Systematic sampling is an algorithm that implements unequal (or equal) fixed size sampling with respect to a given vector of 1st order inclusion probabilities. Let me show you how it works with an example :
Let's say we want a sample from population $ \{A,B,C,D,E,F\} $, and our sampling design (fixed size 3) is :
$
\begin{align*}
\pi_A &= \frac{1}{3} \\
\pi_B &= 1 \\
\pi_C &= \frac{1}{6} \\
\pi_D &= \frac{2}{3} \\
\pi_E &= \frac{1}{3} \\
\pi_F &= \frac{1}{2}
\end{align*}
$
(Note that : $ \sum_i \pi_i = 3 $).
To do this with systematic sampling, let's order our population along an x-axi, each individual of the population "owning" an interval which length is its inclusion probability :
Then, we randomly draw u from a $ \mathcal{U}(0,1) $, and we select the units which intervals contain u, u+1 and u+2
For example, if we get $ u = 0.05 $, it gives :
And our sample is : $ \{A,B,D\}$
Please note that systematic sampling does not respect 2nd order inclusion probabilities of your sampling scheme, and real 2nd order inclusion probabilities are very hard to compute.
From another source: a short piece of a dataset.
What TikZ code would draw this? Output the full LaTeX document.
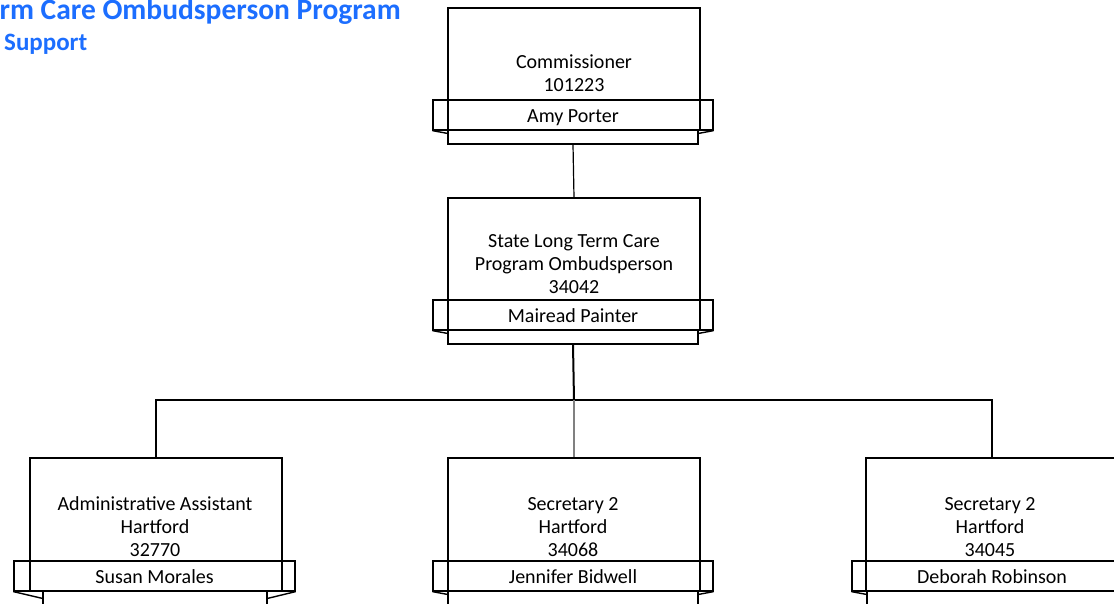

In addition, some 2nd order inclusion probabilities might be equal to 0. Thus, traditional variance estimators don't apply in systematic sampling.
Systematic sampling is a very low entropy sampling scheme, and is often used on either a pre-shuffled population database or a pre-ordered population database (in which case it behaves like stratified sampling on the variable the database was ordered).